Their study also suggests that the likelihood of developing conditions like Alzheimer’s and other types of dementia may be increased by long-term exposure to pollution as well.
Around the world, the World Health Organization estimates that some 7 million people die each year as a result of polluted air. 2.2 million deaths were from stroke, 2 million from heart disease, and 1.7 million from lung diseases and cancer. 97% of the world’s cities in developing countries have poor air quality.
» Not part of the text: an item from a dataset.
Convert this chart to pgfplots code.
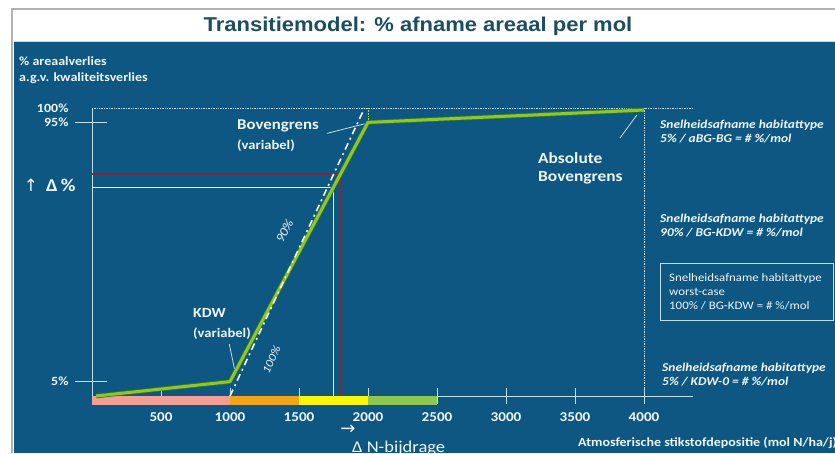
\documentclass[border=0pt]{standalone}
\usepackage{pgfplots}
\pgfplotsset{compat=1.18}
\usepackage{fontspec}
\setmainfont{Carlito}[FakeStretch=1.12]
\newfontfamily\titlefont{Liberation Sans}[FakeStretch=1.1]
\newfontfamily\symfont{DejaVu Sans}
\definecolor{bg}{RGB}{14,87,130}
\definecolor{titlecol}{RGB}{28,78,98}
\definecolor{lgreen}{RGB}{140,200,45}
\definecolor{dgreen}{RGB}{55,115,35}
\definecolor{maroon}{RGB}{125,40,60}
\definecolor{salmon}{RGB}{242,160,150}
\definecolor{orng}{RGB}{243,165,25}
\definecolor{yel}{RGB}{250,245,10}
\definecolor{bgreen}{RGB}{140,200,80}
\definecolor{ltxt}{RGB}{238,245,248}
\definecolor{lline}{RGB}{190,222,232}
\pgfplotstableread{
x y
30 0
1000 5
2000 95
4000 99.3
}\greenline
\begin{document}
\begin{tikzpicture}
\useasboundingbox (0,0) rectangle (835pt,-453pt);
\clip (0,0) rectangle (835pt,-453pt);
\fill[white] (0,0) rectangle (835pt,-453pt);
\fill[bg] (14pt,-41pt) rectangle (835pt,-453pt);
\draw[gray!60, line width=1.2pt] (12pt,-453pt) -- (12pt,-9pt) -- (836pt,-9pt);
\draw[lline, line width=0.8pt] (14pt,-41.5pt) -- (835pt,-41.5pt);
\node[text=titlecol, font=\titlefont\bfseries\fontsize{20}{20}\selectfont] at (418pt,-26pt) {Transitiemodel: \% afname areaal per mol};

\begin{axis}[at={(92pt,-396pt)}, anchor=south west, scale only axis,
  width=552pt, height=288pt, xmin=0, xmax=4000, ymin=0, ymax=100, clip=false,
  axis x line=bottom, axis y line=left, axis line style={-},
  x axis line style={draw=none},
  y axis line style={draw=lline, line width=0.8pt},
  /pgf/number format/assume math mode=true,
  xtick={500,1000,...,4000},
  xticklabels={500,1000,1500,2000,2500,3000,3500,4000},
  ytick={5,95,100}, yticklabels={5\%,95\%,100\%},
  tick align=center, major tick length=16pt,
  xtick style={draw=lline, line width=1pt},
  ytick style={draw=none},
  xticklabel style={font=\bfseries\fontsize{13.5}{13.5}\selectfont, text=ltxt, anchor=north, yshift=-5pt},
  yticklabel style={font=\bfseries\fontsize{12.5}{12.5}\selectfont, text=ltxt, anchor=east, xshift=-12pt},
]
% x axis line
\addplot[lline, line width=0.9pt] coordinates {(0,0) (4355,0)};
% colour bar
\addplot[fill=salmon, draw=none] coordinates {(0,0) (1000,0) (1000,-3.1) (0,-3.1)} -- cycle;
\addplot[fill=orng, draw=none] coordinates {(1000,0) (1500,0) (1500,-3.1) (1000,-3.1)} -- cycle;
\addplot[fill=yel, draw=none] coordinates {(1500,0) (2000,0) (2000,-3.1) (1500,-3.1)} -- cycle;
\addplot[fill=bgreen, draw=none] coordinates {(2000,0) (2500,0) (2500,-3.1) (2000,-3.1)} -- cycle;
% dotted guides
\addplot[lline, densely dotted, line width=0.7pt] coordinates {(0,100) (4355,100)};
\addplot[lline, densely dotted, line width=0.7pt] coordinates {(4000,100) (4000,-2.5)};
\addplot[lgreen!70!lline, densely dotted, line width=0.6pt] coordinates {(2000,100) (2000,95)};
% y tick marks
\addplot[lline, line width=0.8pt] coordinates {(-123,5) (109,5)};
\addplot[lline, line width=0.8pt] coordinates {(-123,95) (109,95)};
% delta lines
\addplot[ltxt, line width=1.1pt] coordinates {(0,72.5) (1750,72.5) (1750,0)};
\addplot[maroon, line width=1.8pt] coordinates {(0,77) (1800,77) (1800,0)};
% transition model line
\addplot[dgreen, line width=4.6pt, line join=round] table {\greenline};
\addplot[lgreen, line width=3pt, line join=round] table {\greenline};
% worst case dash-dot
\addplot[ltxt, line width=1.6pt, dash pattern=on 7pt off 4pt on 2pt off 4pt] coordinates {(1000,0) (1975,100)};
% leader lines
\addplot[lline, line width=0.8pt] coordinates {(1703,91.2) (1975,94.5)};
\addplot[lline, line width=0.8pt] coordinates {(3826,89.6) (3949,97.6)};
\addplot[lline, line width=0.8pt] coordinates {(995,18) (1032,9.5)};
% rotated labels
\node[rotate=62, text=ltxt, font=\itshape\fontsize{12.5}{12.5}\selectfont] at (axis cs:1395,57.3) {90\%};
\node[rotate=65, text=ltxt, font=\itshape\fontsize{11.5}{11.5}\selectfont] at (axis cs:1300,12.5) {100\%};
\end{axis}

\begin{scope}[text=ltxt, inner sep=0pt]
\node[anchor=west, align=left, font=\bfseries\fontsize{12.5}{16}\selectfont] at (19pt,-70pt) {\% areaalverlies\\a.g.v. kwaliteitsverlies};
\node[font=\symfont\fontsize{17}{17}\selectfont] at (31pt,-185pt) {↑};
\node[anchor=west, font=\bfseries\fontsize{18}{18}\selectfont] at (46pt,-185pt) {Δ\,\%};
\node[anchor=west, font=\bfseries\fontsize{15}{15}\selectfont] at (237pt,-126pt) {Bovengrens};
\node[anchor=west, font=\bfseries\fontsize{13}{13}\selectfont] at (237pt,-146pt) {(variabel)};
\node[anchor=west, font=\bfseries\fontsize{15.5}{15.5}\selectfont] at (538pt,-158pt) {Absolute};
\node[anchor=west, font=\bfseries\fontsize{15.5}{15.5}\selectfont] at (538pt,-178pt) {Bovengrens};
\node[anchor=west, font=\bfseries\fontsize{14}{14}\selectfont] at (193pt,-313pt) {KDW};
\node[anchor=west, font=\bfseries\fontsize{13}{13}\selectfont] at (193pt,-334pt) {(variabel)};
\node[anchor=west, align=left, font=\bfseries\itshape\fontsize{12}{14}\selectfont] at (660pt,-132pt) {Snelheidsafname habitattype\\5\% / aBG-BG = \# \%/mol};
\node[anchor=west, align=left, font=\bfseries\itshape\fontsize{12}{14}\selectfont] at (660pt,-225.5pt) {Snelheidsafname habitattype\\90\% / BG-KDW = \# \%/mol};
\draw[lline, line width=0.8pt] (660pt,-263pt) rectangle (833pt,-320pt);
\node[anchor=west, align=left, font=\fontsize{11.5}{14}\selectfont] at (669pt,-292pt) {Snelheidsafname habitattype\\worst-case\\100\% / BG-KDW = \# \%/mol};
\node[anchor=west, align=left, font=\bfseries\itshape\fontsize{12}{14}\selectfont] at (662pt,-375pt) {Snelheidsafname habitattype\\5\% / KDW-0 = \# \%/mol};
\node[font=\symfont\fontsize{18}{18}\selectfont] at (348pt,-430pt) {→};
\node[anchor=base west, font=\fontsize{16.5}{16.5}\selectfont] at (352pt,-452pt) {Δ N-bijdrage};
\node[anchor=base west, font=\bfseries\fontsize{12.5}{12.5}\selectfont] at (578pt,-446pt) {Atmosferische stikstofdepositie (mol N/ha/j)};
\end{scope}
\end{tikzpicture}
\end{document}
As many as 95% of the population of developing countries breathes unsafe air.
“Air pollution is a significant threat to public health and this study highlights the negative effect that such pollution may have on the ageing brain,” said Soraya Smaoun, Air Quality Coordinator at UN Environment in a press release.
“A better understanding of the critical links between air pollution and health for policies and investments supporting cleaner transport and power generation, as well as energy-efficient housing and municipal waste management can reduce key sources of outdoor air pollution.”
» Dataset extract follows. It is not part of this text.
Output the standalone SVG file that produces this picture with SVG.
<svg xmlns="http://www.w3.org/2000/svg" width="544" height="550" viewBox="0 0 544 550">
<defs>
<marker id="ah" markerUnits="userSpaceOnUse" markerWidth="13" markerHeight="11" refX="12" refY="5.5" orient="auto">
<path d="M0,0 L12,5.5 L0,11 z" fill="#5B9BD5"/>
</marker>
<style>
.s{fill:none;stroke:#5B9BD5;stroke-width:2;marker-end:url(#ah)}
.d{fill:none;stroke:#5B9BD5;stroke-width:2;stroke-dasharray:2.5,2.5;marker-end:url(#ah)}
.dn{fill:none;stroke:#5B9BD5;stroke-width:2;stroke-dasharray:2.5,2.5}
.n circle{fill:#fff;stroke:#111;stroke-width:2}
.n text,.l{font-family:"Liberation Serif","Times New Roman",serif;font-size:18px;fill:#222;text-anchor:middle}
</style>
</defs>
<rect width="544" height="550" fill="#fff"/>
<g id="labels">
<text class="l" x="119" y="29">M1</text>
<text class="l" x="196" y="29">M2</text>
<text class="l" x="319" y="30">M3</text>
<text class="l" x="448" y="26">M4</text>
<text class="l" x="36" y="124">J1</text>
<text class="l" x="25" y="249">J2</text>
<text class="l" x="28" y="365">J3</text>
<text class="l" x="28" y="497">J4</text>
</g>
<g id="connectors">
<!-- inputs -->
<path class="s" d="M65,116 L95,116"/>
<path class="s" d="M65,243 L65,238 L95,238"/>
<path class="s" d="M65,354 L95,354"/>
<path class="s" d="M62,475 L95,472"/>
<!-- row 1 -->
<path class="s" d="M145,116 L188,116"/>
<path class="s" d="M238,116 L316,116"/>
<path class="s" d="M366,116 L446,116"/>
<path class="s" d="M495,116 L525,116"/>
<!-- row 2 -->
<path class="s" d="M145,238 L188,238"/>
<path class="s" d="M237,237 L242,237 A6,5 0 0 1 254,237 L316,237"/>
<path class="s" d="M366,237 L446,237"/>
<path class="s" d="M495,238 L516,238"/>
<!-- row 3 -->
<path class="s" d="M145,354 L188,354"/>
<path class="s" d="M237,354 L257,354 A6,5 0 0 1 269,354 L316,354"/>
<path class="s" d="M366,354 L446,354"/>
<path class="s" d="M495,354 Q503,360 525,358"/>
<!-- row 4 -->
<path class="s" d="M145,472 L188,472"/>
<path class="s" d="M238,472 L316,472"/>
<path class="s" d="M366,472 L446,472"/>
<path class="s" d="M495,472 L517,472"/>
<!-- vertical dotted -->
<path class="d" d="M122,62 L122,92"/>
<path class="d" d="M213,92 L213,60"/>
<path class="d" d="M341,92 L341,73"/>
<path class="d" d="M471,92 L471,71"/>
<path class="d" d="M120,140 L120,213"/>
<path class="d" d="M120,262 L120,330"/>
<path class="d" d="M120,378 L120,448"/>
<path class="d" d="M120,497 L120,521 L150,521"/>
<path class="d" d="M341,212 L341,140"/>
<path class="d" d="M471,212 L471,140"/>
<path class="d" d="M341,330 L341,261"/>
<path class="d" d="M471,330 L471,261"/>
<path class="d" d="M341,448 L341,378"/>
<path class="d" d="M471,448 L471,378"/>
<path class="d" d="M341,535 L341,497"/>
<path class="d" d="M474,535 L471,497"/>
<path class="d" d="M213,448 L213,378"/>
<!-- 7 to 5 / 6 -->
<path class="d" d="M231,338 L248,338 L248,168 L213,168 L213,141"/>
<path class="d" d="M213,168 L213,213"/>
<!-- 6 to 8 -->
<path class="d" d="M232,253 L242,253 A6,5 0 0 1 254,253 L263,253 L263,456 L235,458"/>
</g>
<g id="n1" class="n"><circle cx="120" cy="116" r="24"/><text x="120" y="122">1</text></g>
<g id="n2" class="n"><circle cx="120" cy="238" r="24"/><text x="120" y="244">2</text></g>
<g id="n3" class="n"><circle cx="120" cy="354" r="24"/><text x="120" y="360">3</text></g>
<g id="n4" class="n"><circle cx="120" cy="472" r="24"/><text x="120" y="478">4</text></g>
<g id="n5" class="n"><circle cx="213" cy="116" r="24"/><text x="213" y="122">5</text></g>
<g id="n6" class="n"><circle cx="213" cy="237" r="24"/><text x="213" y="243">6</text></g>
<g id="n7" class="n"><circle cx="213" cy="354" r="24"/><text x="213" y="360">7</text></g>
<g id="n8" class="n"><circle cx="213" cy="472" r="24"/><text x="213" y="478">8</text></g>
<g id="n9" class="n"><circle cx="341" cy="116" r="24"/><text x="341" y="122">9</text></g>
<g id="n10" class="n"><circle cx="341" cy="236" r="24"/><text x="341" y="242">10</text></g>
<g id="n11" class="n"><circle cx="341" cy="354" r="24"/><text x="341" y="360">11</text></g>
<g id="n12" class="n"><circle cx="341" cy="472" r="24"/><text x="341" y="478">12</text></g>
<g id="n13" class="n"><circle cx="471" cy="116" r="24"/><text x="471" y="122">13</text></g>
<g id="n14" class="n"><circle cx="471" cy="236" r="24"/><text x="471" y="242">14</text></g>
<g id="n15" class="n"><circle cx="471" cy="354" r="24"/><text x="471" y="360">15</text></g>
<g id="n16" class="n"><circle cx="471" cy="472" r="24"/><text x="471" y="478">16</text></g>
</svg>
The researchers hope that their findings will help compell China to enact similar air quality standards as are found in the United States.
“Cutting annual mean concentration of particulate matter smaller than 10 μm (PM10) in China to the Environmental Protection Agency’s standard (50 μg/m3) would move people from the median to the 63rd percentile (verbal test scores) and the 58th percentile (math test scores), respectively.”